Predictably, the state’s graduation rate has improved from 74.5 percent in 2014 – the last year you had to pass the tests – to 82.3 percent in 2016.
But the numbers bear out that a large part of that improvement has to do not with teaching better but with lower standards for how much we expect children in our state to learn during their 13 years of taxpayer-funded education.
I first wrote about this topic a few months back (Aug. 24, “Lower standards equal less dropouts”) and promised to follow up with the results of a public records request. I knew then that the standards were weaker, but I didn’t know how much effect that had on the higher graduation rate because the state Department of Education did not publish that data. So I requested, “Recordings indicating the total number of students statewide who failed one or more of the subject-area tests in the most recent year and still graduated. Also, the total number of graduates in that year.”
The state initially responded that the information is self-reported from the 144 districts and that it did not have complete information from across the state. It said it was working on a policy to require districts to report that information.
That’s a good thing, but one that should have been implemented when the standards were lowered, not just when a pesky reporter started asking questions. The people of this state, who fund public education, deserve to know whether the improved graduation rate is real or not.

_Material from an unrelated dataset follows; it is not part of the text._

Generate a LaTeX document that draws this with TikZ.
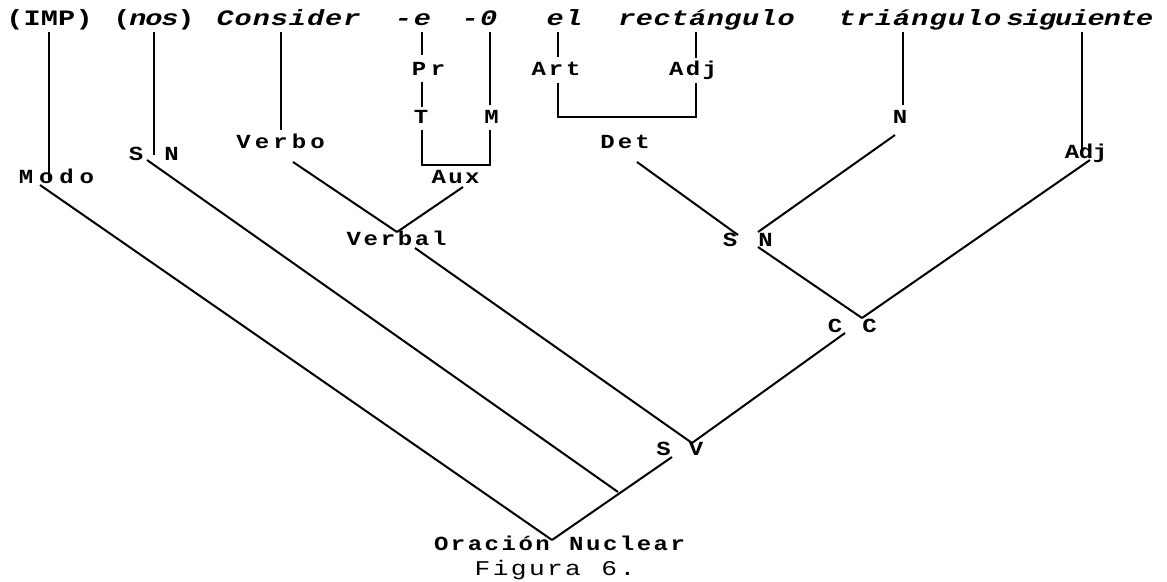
\documentclass[tikz,border=0pt]{standalone}
\usepackage{fontspec}
\usepackage{graphicx}
\newfontfamily\monof{Liberation Mono}
\newlength\cw
\setlength\cw{17.5pt}
\def\hs{1.2}
\def\lsp#1#2{\setlength\cw{#1pt}\lsploop#2\relax}
\def\lsploop#1{\ifx\relax#1\else\makebox[\cw][c]{\scalebox{\hs}[1]{#1}}\expandafter\lsploop\fi}
\begin{document}
\begin{tikzpicture}[x=1pt,y=-1pt,
  ln/.style={line width=2pt},
  word/.style={inner sep=0pt, anchor=base, text depth=7pt, font=\monof\bfseries\itshape\fontsize{22}{22}\selectfont\def\hs{1.3}},
  lab/.style={inner sep=0pt, anchor=base, font=\monof\bfseries\fontsize{20}{20}\selectfont\def\hs{1.2}},
  capt/.style={inner sep=0pt, anchor=base, font=\monof\fontsize{21}{21}\selectfont\def\hs{1.25}}]
\useasboundingbox (0,0) rectangle (1167,581);
\fill[white] (0,0) rectangle (1167,581);

% top words
\node[word, font=\monof\bfseries\fontsize{22}{22}\selectfont\def\hs{1.3}] (wIMP) at (49.5,25) {\lsp{17.3}{(IMP)}};
\node[word] (wNos) at (154,25) {{\upshape\lsp{16}{(}}\lsp{16}{nos}{\upshape\lsp{16}{)}}};
\node[word] (wCons) at (288.5,25) {\lsp{18.1}{Consider}};
\node[word] (wE) at (413,25) {\lsp{19}{-e}};
\node[word] (wO) at (479.5,25) {\lsp{18.5}{-0}};
\node[word] (wEl) at (564.5,25) {\lsp{18.5}{el}};
\node[word] (wRect) at (706.5,25) {\lsp{17.7}{rectángulo}};
\node[word] (wTri) at (920,25) {\lsp{18.2}{triángulo}};
\node[word] (wSig) at (1080,25) {\lsp{16.2}{siguiente}};

% labels
\node[lab] (lModo) at (56.5,183) {\lsp{20.3}{Modo}};
\node[lab] (lS1) at (136,160) {\lsp{17}{S}};
\node[lab] (lN1) at (171.5,160) {\lsp{17}{N}};
\node[lab] (lVerbo) at (280.5,148) {\lsp{18.5}{Verbo}};
\node[lab] (lPr) at (428.5,75) {\lsp{19}{Pr}};
\node[lab] (lT) at (421,123) {\lsp{17}{T}};
\node[lab] (lM) at (491.5,123) {\lsp{17}{M}};
\node[lab] (lAux) at (455.5,183) {\lsp{16.8}{Aux}};
\node[lab] (lArt) at (556,75) {\lsp{17.3}{Art}};
\node[lab] (lAdj1) at (693,75) {\lsp{16.8}{Adj}};
\node[lab] (lDet) at (625,148) {\lsp{17.5}{Det}};
\node[lab] (lN2) at (900,123) {\lsp{17}{N}};
\node[lab] (lAdj2) at (1086,158) {\lsp{14}{Adj}};
\node[lab] (lVerbal) at (396.5,245) {\lsp{17.1}{Verbal}};
\node[lab] (lS2) at (730,246) {\lsp{17}{S}};
\node[lab] (lN3) at (765.5,246) {\lsp{17}{N}};
\node[lab] (lC1) at (835,332) {\lsp{17}{C}};
\node[lab] (lC2) at (869.5,332) {\lsp{17}{C}};
\node[lab] (lS3) at (663.5,455) {\lsp{17}{S}};
\node[lab] (lV) at (696,455) {\lsp{17}{V}};
\node[lab] (lON) at (559.5,550) {\lsp{16.9}{Oración~Nuclear}};
\node[capt] (lFig) at (555,575) {\lsp{18.1}{Figura~6.}};

% junction coordinates
\coordinate (jIMP) at (49,180);
\coordinate (jNos) at (154,155);
\coordinate (jCons) at (281,130);
\coordinate (jE) at (422,55);
\coordinate (pT1) at (422,82);
\coordinate (pT2) at (422,107);
\coordinate (b1) at (422,130);
\coordinate (b2) at (422,165);
\coordinate (b3) at (490,165);
\coordinate (b4) at (490,130);
\coordinate (jO) at (490,105);
\coordinate (jEl) at (558,57);
\coordinate (jRect) at (696,58);
\coordinate (d1) at (558,83);
\coordinate (d2) at (558,117);
\coordinate (d3) at (696,117);
\coordinate (d4) at (696,83);
\coordinate (jTri) at (903,105);
\coordinate (jSig) at (1082,150);

\coordinate (m1) at (40,185);
\coordinate (apex) at (552,540);
\coordinate (s1) at (147,160);
\coordinate (s2) at (618,492);
\coordinate (v1) at (293,162);
\coordinate (vj) at (397,232);
\coordinate (a1) at (463,187);
\coordinate (vb1) at (415,248);
\coordinate (jV) at (692,443);
\coordinate (dt1) at (637,162);
\coordinate (dt2) at (738,235);
\coordinate (n1) at (895,135);
\coordinate (n2) at (758,232);
\coordinate (sn1) at (758,247);
\coordinate (cj) at (862,318);
\coordinate (ad1) at (1090,160);
\coordinate (c1) at (845,333);
\coordinate (s3) at (672,457);

% vertical lines from words
\draw[ln] (wIMP.south -| jIMP) -- (jIMP);
\draw[ln] (wNos.south -| jNos) -- (jNos);
\draw[ln] (wCons.south -| jCons) -- (jCons);
\draw[ln] (wE.south -| jE) -- (jE);
\draw[ln] (pT1) -- (pT2);
\draw[ln] (b1) -- (b2) -- (b3) -- (b4);
\draw[ln] (wO.south -| jO) -- (jO);
\draw[ln] (wEl.south -| jEl) -- (jEl);
\draw[ln] (wRect.south -| jRect) -- (jRect);
\draw[ln] (d1) -- (d2) -- (d3) -- (d4);
\draw[ln] (wTri.south -| jTri) -- (jTri);
\draw[ln] (wSig.south -| jSig) -- (jSig);

% diagonals
\draw[ln] (m1) -- (apex);
\draw[ln] (s1) -- (s2);
\draw[ln] (v1) -- (vj);
\draw[ln] (a1) -- (vj);
\draw[ln] (vb1) -- (jV);
\draw[ln] (dt1) -- (dt2);
\draw[ln] (n1) -- (n2);
\draw[ln] (sn1) -- (cj);
\draw[ln] (ad1) -- (cj);
\draw[ln] (c1) -- (jV);
\draw[ln] (s3) -- (apex);
\end{tikzpicture}
\end{document}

To its credit, the state did respond back this week and said 22,981 students in 2016 passed all four subject-area tests while 5,432 students used one or more “options.” Those options for graduating without passing the tests include:
• Getting a sufficient grade in those four classes to offset the low test score
• Adding the scores from all four tests and dividing by four. If the resulting number is high enough, the student graduates, even if he bombed one particular test.
• Making at least a 17 on the ACT in those subjects.
It’s clear those are all just different ways to allow educators to slip students through who don’t really know enough. Doing that won’t make those 5,400-plus students better prepared for work or help Mississippi lift itself off the bottom educationally or economically. All it does is hide the truth to make the education bureaucracy look better.
State Superintendent Carey Wright, who orchestrated lowering the standards and is under fire by the state auditor for allegations of questionable spending, should have her feet held to fire on this issue when the newest graduation scores are released in January.